__Provided data__.
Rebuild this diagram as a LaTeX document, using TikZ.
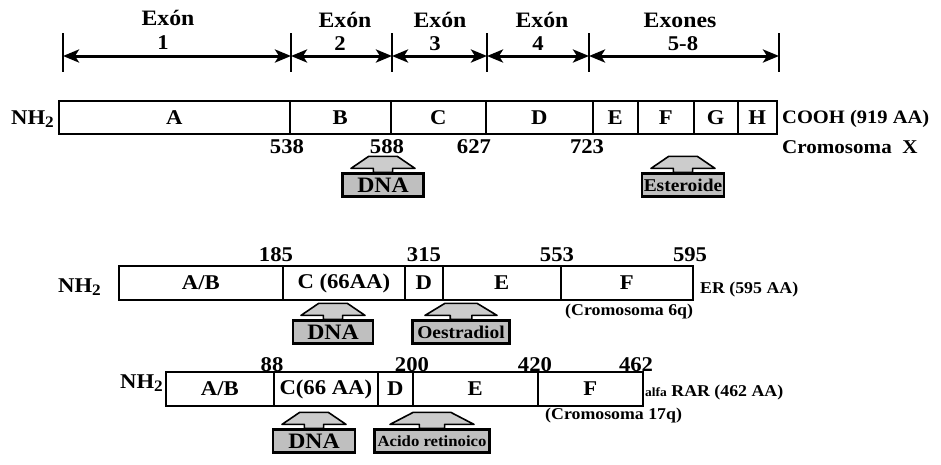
\documentclass[tikz,border=0pt]{standalone}
\usepackage{fontspec}
\setmainfont{Liberation Serif}[FakeStretch=1.08]
\usetikzlibrary{arrows.meta,calc}
\newcommand\fsz[1]{\fontsize{#1}{#1}\selectfont\bfseries}
\newcommand\nhtwo{NH\raisebox{-0.35ex}{\fsz{16}2}}
\newcommand\tagroof[2]{%
  \fill[gray!45] ($(#1.north)+(-0.3*#2,1)$) rectangle ($(#1.north)+(0.3*#2,-15)$);
  \filldraw[roofst] ($(#1.north)+(-#2,-4)$) -- ($(#1.north)+(-0.45*#2,-16)$)
     -- ($(#1.north)+(0.45*#2,-16)$) -- ($(#1.north)+(#2,-4)$)
     -- ($(#1.north)+(0.3*#2,-4)$) -- ($(#1.north)+(0.3*#2,0)$)
     -- ($(#1.north)+(-0.3*#2,0)$) -- ($(#1.north)+(-0.3*#2,-4)$) -- cycle;}
\begin{document}
\begin{tikzpicture}[x=1pt,y=-1pt,
  seg/.style={draw, line width=1.6pt, minimum height=33pt, inner sep=0pt,
    anchor=west, font=\fsz{21}},
  lbl/.style={inner sep=0pt, font=\fsz{21}},
  small/.style={inner sep=0pt, font=\fsz{16.5}, anchor=west},
  tick/.style={line width=2.2pt},
  exarrow/.style={line width=3pt, {Stealth[length=16pt,width=13pt,inset=4pt]}-{Stealth[length=16pt,width=13pt,inset=4pt]}},
  tagbox/.style={draw=black, line width=2.2pt, fill=gray!50, inner sep=0pt,
    minimum height=23pt, font=\fsz{22}},
  roofst/.style={fill=gray!40, draw=black, line width=1.6pt, line join=round}]
\useasboundingbox (0,0) rectangle (941,464);

% ---------- exon header ----------
\coordinate (t0) at (63,56);
\coordinate (t1) at (291,56);
\coordinate (t2) at (392,56);
\coordinate (t3) at (487,56);
\coordinate (t4) at (589,56);
\coordinate (t5) at (779,56);
\foreach \t in {t0,t1,t2,t3,t4,t5}
  \draw[tick] ($(\t)+(0,-23)$) -- ($(\t)+(0,16)$);
\draw[exarrow] (t0) -- (t1);
\draw[exarrow] (t1) -- (t2);
\draw[exarrow] (t2) -- (t3);
\draw[exarrow] (t3) -- (t4);
\draw[exarrow] (t4) -- (t5);
\node[lbl, font=\fsz{22}] (ex1) at (168,18) {Exón};
\node[lbl, font=\fsz{22}] (ex2) at (345,20) {Exón};
\node[lbl, font=\fsz{22}] (ex3) at (440,20) {Exón};
\node[lbl, font=\fsz{22}] (ex4) at (542,20) {Exón};
\node[lbl, font=\fsz{22}] (ex5) at (680,20) {Exones};
\node[lbl] (n1) at (163,43) {1};
\node[lbl] (n2) at (340,44) {2};
\node[lbl] (n3) at (435,44) {3};
\node[lbl] (n4) at (538,44) {4};
\node[lbl] (n5) at (683,44) {5-8};

% ---------- bar 1 ----------
\node[lbl, anchor=east] (nh1) at (54,119) {\nhtwo};
\node[seg, minimum width=231pt] (a1) at (58,117.5) {A};
\node[seg, minimum width=101pt] (b1) at (289,117.5) {B};
\node[seg, minimum width=95pt]  (c1) at (390,117.5) {C};
\node[seg, minimum width=107pt] (d1) at (485,117.5) {D};
\node[seg, minimum width=45pt]  (e1) at (592,117.5) {E};
\node[seg, minimum width=56pt]  (f1) at (637,117.5) {F};
\node[seg, minimum width=44pt]  (g1) at (693,117.5) {G};
\node[seg, minimum width=39pt]  (h1) at (737,117.5) {H};
\node[small, font=\fsz{19}] (cooh) at (782,119) {COOH (919 AA)};
\node[small, font=\fsz{19.5}] (crx) at (782,147) {Cromosoma\ \ X};
\node[lbl] (p538) at (287,147) {538};
\node[lbl] (p588) at (387,147) {588};
\node[lbl] (p627) at (474,147) {627};
\node[lbl] (p723) at (587,147) {723};
\node[tagbox, minimum width=81pt] (dna1) at (383,185) {DNA};
\node[tagbox, minimum width=82pt, font=\fsz{18}] (est) at (683,185) {Esteroide};
\tagroof{dna1}{32}
\tagroof{est}{32}

% ---------- bar 2 ----------
\node[lbl, anchor=east] (nh2) at (101,287) {\nhtwo};
\node[seg, minimum width=164pt, minimum height=34pt] (ab2) at (118,283) {A/B};
\node[seg, minimum width=122pt, minimum height=34pt] (c2) at (282,283) {C (66AA)};
\node[seg, minimum width=38pt, minimum height=34pt]  (d2) at (404,283) {D};
\node[seg, minimum width=118pt, minimum height=34pt] (e2) at (442,283) {E};
\node[seg, minimum width=132pt, minimum height=34pt] (f2) at (560,283) {F};
\node[lbl] (p185) at (276,255) {185};
\node[lbl] (p315) at (424,255) {315};
\node[lbl] (p553) at (557,255) {553};
\node[lbl] (p595) at (690,255) {595};
\node[small] (er) at (700,290) {ER (595 AA)};
\node[small] (cr6) at (565,312) {(Cromosoma 6q)};
\node[tagbox, minimum width=80pt] (dna2) at (333,332) {DNA};
\node[tagbox, minimum width=97pt, font=\fsz{18}] (oes) at (461,332) {Oestradiol};
\tagroof{dna2}{32}
\tagroof{oes}{36}

% ---------- bar 3 ----------
\node[lbl, anchor=east] (nh3) at (163,383) {\nhtwo};
\node[seg, minimum width=108pt, minimum height=34pt] (ab3) at (165,389) {A/B};
\node[seg, minimum width=104pt, minimum height=34pt] (c3) at (273,389) {C(66 AA)};
\node[seg, minimum width=35pt, minimum height=34pt]  (d3) at (377,389) {D};
\node[seg, minimum width=125pt, minimum height=34pt] (e3) at (412,389) {E};
\node[seg, minimum width=105pt, minimum height=34pt] (f3) at (537,389) {F};
\node[lbl] (p88) at (272,365) {88};
\node[lbl] (p200) at (412,365) {200};
\node[lbl] (p420) at (535,365) {420};
\node[lbl] (p462) at (636,365) {462};
\node[small] (rar) at (645,393) {{\fsz{12.5}alfa} RAR (462 AA)};
\node[small] (cr17) at (545,416) {(Cromosoma 17q)};
\node[tagbox, minimum width=82pt] (dna3) at (314,441) {DNA};
\node[tagbox, minimum width=115pt, font=\fsz{15.5}] (acr) at (432,441) {Acido retinoico};
\tagroof{dna3}{32}
\tagroof{acr}{42}
\end{tikzpicture}
\end{document}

__Description of the task__. Reproduce every line precisely as given, omitting all pictures.

__Correct result__.
Rebuild this diagram as a LaTeX document, using TikZ.
\documentclass[tikz,border=0pt]{standalone}
\usepackage{fontspec}
\setmainfont{Liberation Serif}[FakeStretch=1.08]
\usetikzlibrary{arrows.meta,calc}
\newcommand\fsz[1]{\fontsize{#1}{#1}\selectfont\bfseries}
\newcommand\nhtwo{NH\raisebox{-0.35ex}{\fsz{16}2}}
\newcommand\tagroof[2]{%
  \fill[gray!45] ($(#1.north)+(-0.3*#2,1)$) rectangle ($(#1.north)+(0.3*#2,-15)$);
  \filldraw[roofst] ($(#1.north)+(-#2,-4)$) -- ($(#1.north)+(-0.45*#2,-16)$)
     -- ($(#1.north)+(0.45*#2,-16)$) -- ($(#1.north)+(#2,-4)$)
     -- ($(#1.north)+(0.3*#2,-4)$) -- ($(#1.north)+(0.3*#2,0)$)
     -- ($(#1.north)+(-0.3*#2,0)$) -- ($(#1.north)+(-0.3*#2,-4)$) -- cycle;}
\begin{document}
\begin{tikzpicture}[x=1pt,y=-1pt,
  seg/.style={draw, line width=1.6pt, minimum height=33pt, inner sep=0pt,
    anchor=west, font=\fsz{21}},
  lbl/.style={inner sep=0pt, font=\fsz{21}},
  small/.style={inner sep=0pt, font=\fsz{16.5}, anchor=west},
  tick/.style={line width=2.2pt},
  exarrow/.style={line width=3pt, {Stealth[length=16pt,width=13pt,inset=4pt]}-{Stealth[length=16pt,width=13pt,inset=4pt]}},
  tagbox/.style={draw=black, line width=2.2pt, fill=gray!50, inner sep=0pt,
    minimum height=23pt, font=\fsz{22}},
  roofst/.style={fill=gray!40, draw=black, line width=1.6pt, line join=round}]
\useasboundingbox (0,0) rectangle (941,464);

% ---------- exon header ----------
\coordinate (t0) at (63,56);
\coordinate (t1) at (291,56);
\coordinate (t2) at (392,56);
\coordinate (t3) at (487,56);
\coordinate (t4) at (589,56);
\coordinate (t5) at (779,56);
\foreach \t in {t0,t1,t2,t3,t4,t5}
  \draw[tick] ($(\t)+(0,-23)$) -- ($(\t)+(0,16)$);
\draw[exarrow] (t0) -- (t1);
\draw[exarrow] (t1) -- (t2);
\draw[exarrow] (t2) -- (t3);
\draw[exarrow] (t3) -- (t4);
\draw[exarrow] (t4) -- (t5);
\node[lbl, font=\fsz{22}] (ex1) at (168,18) {Exón};
\node[lbl, font=\fsz{22}] (ex2) at (345,20) {Exón};
\node[lbl, font=\fsz{22}] (ex3) at (440,20) {Exón};
\node[lbl, font=\fsz{22}] (ex4) at (542,20) {Exón};
\node[lbl, font=\fsz{22}] (ex5) at (680,20) {Exones};
\node[lbl] (n1) at (163,43) {1};
\node[lbl] (n2) at (340,44) {2};
\node[lbl] (n3) at (435,44) {3};
\node[lbl] (n4) at (538,44) {4};
\node[lbl] (n5) at (683,44) {5-8};

% ---------- bar 1 ----------
\node[lbl, anchor=east] (nh1) at (54,119) {\nhtwo};
\node[seg, minimum width=231pt] (a1) at (58,117.5) {A};
\node[seg, minimum width=101pt] (b1) at (289,117.5) {B};
\node[seg, minimum width=95pt]  (c1) at (390,117.5) {C};
\node[seg, minimum width=107pt] (d1) at (485,117.5) {D};
\node[seg, minimum width=45pt]  (e1) at (592,117.5) {E};
\node[seg, minimum width=56pt]  (f1) at (637,117.5) {F};
\node[seg, minimum width=44pt]  (g1) at (693,117.5) {G};
\node[seg, minimum width=39pt]  (h1) at (737,117.5) {H};
\node[small, font=\fsz{19}] (cooh) at (782,119) {COOH (919 AA)};
\node[small, font=\fsz{19.5}] (crx) at (782,147) {Cromosoma\ \ X};
\node[lbl] (p538) at (287,147) {538};
\node[lbl] (p588) at (387,147) {588};
\node[lbl] (p627) at (474,147) {627};
\node[lbl] (p723) at (587,147) {723};
\node[tagbox, minimum width=81pt] (dna1) at (383,185) {DNA};
\node[tagbox, minimum width=82pt, font=\fsz{18}] (est) at (683,185) {Esteroide};
\tagroof{dna1}{32}
\tagroof{est}{32}

% ---------- bar 2 ----------
\node[lbl, anchor=east] (nh2) at (101,287) {\nhtwo};
\node[seg, minimum width=164pt, minimum height=34pt] (ab2) at (118,283) {A/B};
\node[seg, minimum width=122pt, minimum height=34pt] (c2) at (282,283) {C (66AA)};
\node[seg, minimum width=38pt, minimum height=34pt]  (d2) at (404,283) {D};
\node[seg, minimum width=118pt, minimum height=34pt] (e2) at (442,283) {E};
\node[seg, minimum width=132pt, minimum height=34pt] (f2) at (560,283) {F};
\node[lbl] (p185) at (276,255) {185};
\node[lbl] (p315) at (424,255) {315};
\node[lbl] (p553) at (557,255) {553};
\node[lbl] (p595) at (690,255) {595};
\node[small] (er) at (700,290) {ER (595 AA)};
\node[small] (cr6) at (565,312) {(Cromosoma 6q)};
\node[tagbox, minimum width=80pt] (dna2) at (333,332) {DNA};
\node[tagbox, minimum width=97pt, font=\fsz{18}] (oes) at (461,332) {Oestradiol};
\tagroof{dna2}{32}
\tagroof{oes}{36}

% ---------- bar 3 ----------
\node[lbl, anchor=east] (nh3) at (163,383) {\nhtwo};
\node[seg, minimum width=108pt, minimum height=34pt] (ab3) at (165,389) {A/B};
\node[seg, minimum width=104pt, minimum height=34pt] (c3) at (273,389) {C(66 AA)};
\node[seg, minimum width=35pt, minimum height=34pt]  (d3) at (377,389) {D};
\node[seg, minimum width=125pt, minimum height=34pt] (e3) at (412,389) {E};
\node[seg, minimum width=105pt, minimum height=34pt] (f3) at (537,389) {F};
\node[lbl] (p88) at (272,365) {88};
\node[lbl] (p200) at (412,365) {200};
\node[lbl] (p420) at (535,365) {420};
\node[lbl] (p462) at (636,365) {462};
\node[small] (rar) at (645,393) {{\fsz{12.5}alfa} RAR (462 AA)};
\node[small] (cr17) at (545,416) {(Cromosoma 17q)};
\node[tagbox, minimum width=82pt] (dna3) at (314,441) {DNA};
\node[tagbox, minimum width=115pt, font=\fsz{15.5}] (acr) at (432,441) {Acido retinoico};
\tagroof{dna3}{32}
\tagroof{acr}{42}
\end{tikzpicture}
\end{document}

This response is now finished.